As for who might have done it, friends have a few theories. De la Plaza loved women and dating, and he wasn’t cautious about who he hooked up with; in the process, he may have drawn the ire of a jealous partner. He was also an occasional cocaine user, and Nix wonders if he might have stiffed the wrong dealer. She thinks the efficiency of the attack — three quick, deadly blows to the neck and torso — suggests a perpetrator with a criminal history. And as for the neighbor’s security camera, which police say didn’t capture anyone leaving de la Plaza’s residence that night, it was motion-activated and blurry, not like the high-def Nest cameras so common today.

“Anybody who’s actually casing the joint would figure out how to evade that camera,” Nix says. “This is a criminal who knew what he was doing.”

“Hugues was promiscuous. Or he’s got $100,000 in the bank and he’s not paying up. Those are the two things I think about,” Nix adds. “Neither paint him in a very good light, but he was a terrific person who I think was going through a hard time.

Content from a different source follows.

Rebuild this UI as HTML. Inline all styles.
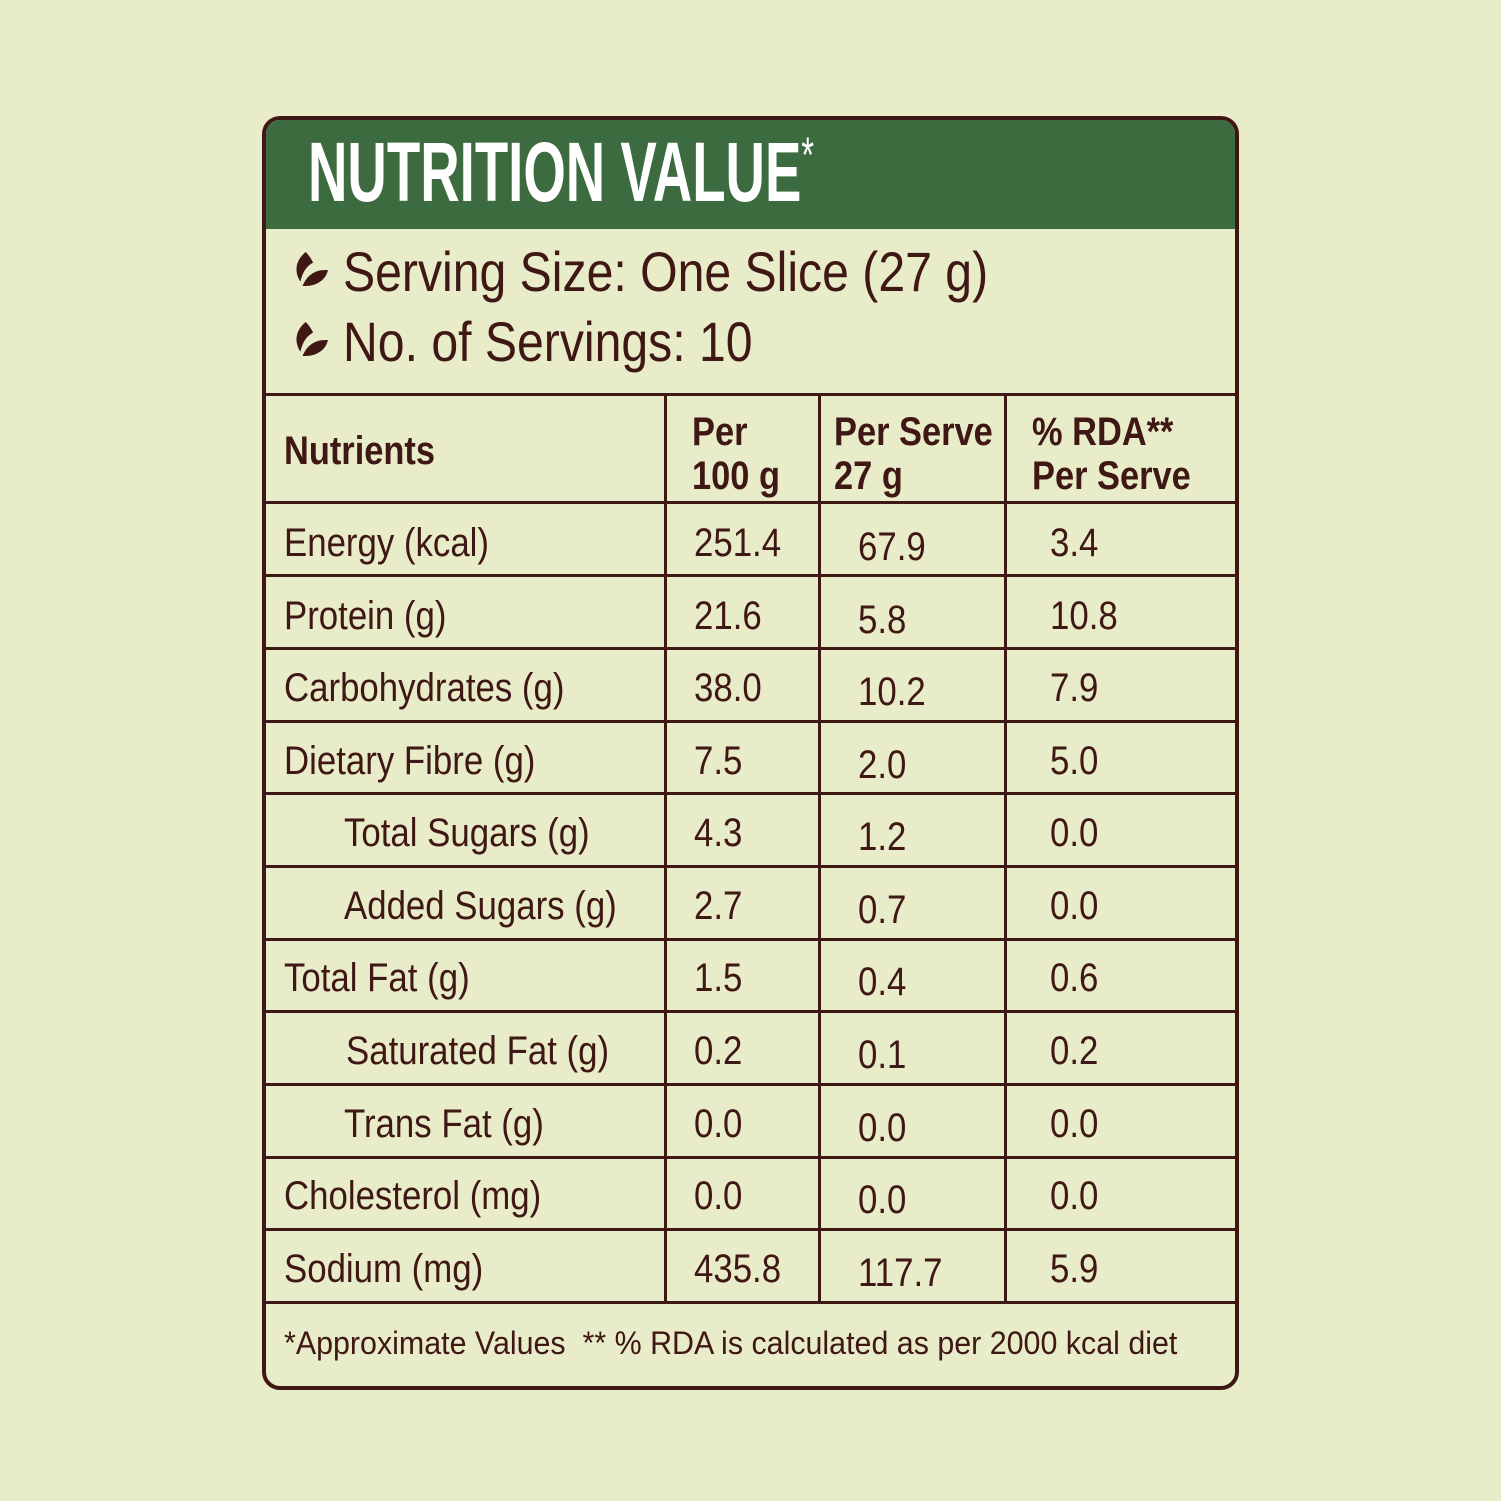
<!DOCTYPE html>
<html><head><style>
body{margin:0;width:1501px;height:1501px;background:#e8ecc9;position:relative;overflow:hidden;font-family:"Liberation Sans",sans-serif;color:#3f1714}
.box{position:absolute;left:262px;top:116px;width:969px;height:1266px;border:4px solid #3f1714;border-radius:18px;overflow:hidden}
.green{position:absolute;left:0;top:0;width:100%;height:109px;background:#3d6b40}
.t{position:absolute;white-space:nowrap;transform:scaleX(0.87);transform-origin:0 0;line-height:1;font-size:40px}
.h{position:absolute;background:#3f1714}
.leaf{position:absolute;width:36px;height:36px}
</style></head><body>
<div class="box">
<div class="green"></div>
</div>
<div class="t" style="left:308px;top:130px;font-size:84px;color:#fff;font-weight:bold;transform:scaleX(0.65)">NUTRITION VALUE<span style="font-size:50px;vertical-align:top;font-weight:normal">*</span></div>
<svg class="leaf" style="left:293px;top:251px" viewBox="0 0 34 34"><path d="M12 1 C2 9 1 20 7 29 C9 20 13 14 19 11 C17 7 15 4 12 1Z" fill="#3f1714"/><path d="M9 33 C13 23 21 17 33 18 C31 28 21 34 9 33Z" fill="#3f1714"/></svg>
<svg class="leaf" style="left:293px;top:321px" viewBox="0 0 34 34"><path d="M12 1 C2 9 1 20 7 29 C9 20 13 14 19 11 C17 7 15 4 12 1Z" fill="#3f1714"/><path d="M9 33 C13 23 21 17 33 18 C31 28 21 34 9 33Z" fill="#3f1714"/></svg>
<div class="t" style="left:343px;top:244px;font-size:56px;transform:scaleX(0.86)">Serving Size: One Slice (27 g)</div>
<div class="t" style="left:343px;top:314px;font-size:56px;transform:scaleX(0.86)">No. of Servings: 10</div>
<div class="h" style="left:264px;top:393px;width:971px;height:3px"></div>
<div class="h" style="left:264px;top:501px;width:971px;height:3px"></div>
<div class="h" style="left:264px;top:574px;width:971px;height:3px"></div>
<div class="h" style="left:264px;top:647px;width:971px;height:3px"></div>
<div class="h" style="left:264px;top:720px;width:971px;height:3px"></div>
<div class="h" style="left:264px;top:792px;width:971px;height:3px"></div>
<div class="h" style="left:264px;top:865px;width:971px;height:3px"></div>
<div class="h" style="left:264px;top:938px;width:971px;height:3px"></div>
<div class="h" style="left:264px;top:1010px;width:971px;height:3px"></div>
<div class="h" style="left:264px;top:1083px;width:971px;height:3px"></div>
<div class="h" style="left:264px;top:1156px;width:971px;height:3px"></div>
<div class="h" style="left:264px;top:1228px;width:971px;height:3px"></div>
<div class="h" style="left:264px;top:1301px;width:971px;height:3px"></div>
<div class="h" style="left:664px;top:395px;width:3px;height:908px"></div>
<div class="h" style="left:818px;top:395px;width:3px;height:908px"></div>
<div class="h" style="left:1004px;top:395px;width:3px;height:908px"></div>
<div class="t" style="left:284px;top:431px;font-weight:bold;transform:scaleX(0.86)">Nutrients</div>
<div class="t" style="left:692px;top:410px;font-weight:bold;line-height:44px;transform:scaleX(0.86)">Per<br>100 g</div>
<div class="t" style="left:834px;top:410px;font-weight:bold;line-height:44px;transform:scaleX(0.86)">Per Serve<br>27 g</div>
<div class="t" style="left:1032px;top:410px;font-weight:bold;line-height:44px;transform:scaleX(0.86)">% RDA**<br>Per Serve</div>
<div class="t" style="left:284px;top:523px">Energy (kcal)</div><div class="t" style="left:694px;top:523px">251.4</div><div class="t" style="left:858px;top:527px">67.9</div><div class="t" style="left:1050px;top:523px">3.4</div>
<div class="t" style="left:284px;top:596px">Protein (g)</div><div class="t" style="left:694px;top:596px">21.6</div><div class="t" style="left:858px;top:600px">5.8</div><div class="t" style="left:1050px;top:596px">10.8</div>
<div class="t" style="left:284px;top:668px">Carbohydrates (g)</div><div class="t" style="left:694px;top:668px">38.0</div><div class="t" style="left:858px;top:672px">10.2</div><div class="t" style="left:1050px;top:668px">7.9</div>
<div class="t" style="left:284px;top:741px">Dietary Fibre (g)</div><div class="t" style="left:694px;top:741px">7.5</div><div class="t" style="left:858px;top:745px">2.0</div><div class="t" style="left:1050px;top:741px">5.0</div>
<div class="t" style="left:344px;top:813px">Total Sugars (g)</div><div class="t" style="left:694px;top:813px">4.3</div><div class="t" style="left:858px;top:817px">1.2</div><div class="t" style="left:1050px;top:813px">0.0</div>
<div class="t" style="left:344px;top:886px">Added Sugars (g)</div><div class="t" style="left:694px;top:886px">2.7</div><div class="t" style="left:858px;top:890px">0.7</div><div class="t" style="left:1050px;top:886px">0.0</div>
<div class="t" style="left:284px;top:958px">Total Fat (g)</div><div class="t" style="left:694px;top:958px">1.5</div><div class="t" style="left:858px;top:962px">0.4</div><div class="t" style="left:1050px;top:958px">0.6</div>
<div class="t" style="left:346px;top:1031px">Saturated Fat (g)</div><div class="t" style="left:694px;top:1031px">0.2</div><div class="t" style="left:858px;top:1035px">0.1</div><div class="t" style="left:1050px;top:1031px">0.2</div>
<div class="t" style="left:344px;top:1104px">Trans Fat (g)</div><div class="t" style="left:694px;top:1104px">0.0</div><div class="t" style="left:858px;top:1108px">0.0</div><div class="t" style="left:1050px;top:1104px">0.0</div>
<div class="t" style="left:284px;top:1176px">Cholesterol (mg)</div><div class="t" style="left:694px;top:1176px">0.0</div><div class="t" style="left:858px;top:1180px">0.0</div><div class="t" style="left:1050px;top:1176px">0.0</div>
<div class="t" style="left:284px;top:1249px">Sodium (mg)</div><div class="t" style="left:694px;top:1249px">435.8</div><div class="t" style="left:858px;top:1253px">117.7</div><div class="t" style="left:1050px;top:1249px">5.9</div>
<div class="t" style="left:284px;top:1327px;font-size:32px;transform:scaleX(0.95)">*Approximate Values&nbsp; ** % RDA is calculated as per 2000 kcal diet</div>
</body></html>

I wouldn’t still be so upset about it if he hadn’t made such a difference in people’s lives and made life more fun and kooky. … I’ve never met anybody like him.”

As the years have gone by, Nix’s fury at the police department has since turned into frustration at the political machine. At the time, San Francisco was experiencing a spike in homicides, and short-staffed, overworked police may have already been stretched to the limit when de la Plaza’s death occurred that summer. Nix is angry that then-Mayor Gavin Newsom didn’t do more to push the case forward and allocate more resources to the police department. “Gavin Newsom just passed the buck,” she says. “It should have stopped with him.”

“It was not politically expedient for them to pay attention to it,” she adds. “That does not excuse police misconduct. We’re talking about a f—king murder. We’re talking about somebody who has a former girlfriend who was a reporter, the French government intervening, coverage in the New York Times, Washington Post, worldwide coverage. And they will not investigate it properly.

“He was a white tech guy. You have to think about all the other victims in that city, the majority people of color, who never get those resources.”

A spokesperson from the San Francisco Police Department told SFGATE the case is still open and de la Plaza’s manner of death remains undetermined, just as Azar ruled 15 years ago. There are no suspects.

Nix now lives on the East Coast. Last year, she flew to France to visit with de la Plaza’s parents and friends. Over the years, they’ve become close, joined together in love for Hugues and the immense grief they still carry with them.

“It doesn’t ever go away. I think all we’re asking for is for it to be reopened as murder,” Nix says. “Just give us the dignity, stop gaslighting and call a spade a spade. It was a murder. Fifteen years have passed and it may never be solved. Can you at least give us that?”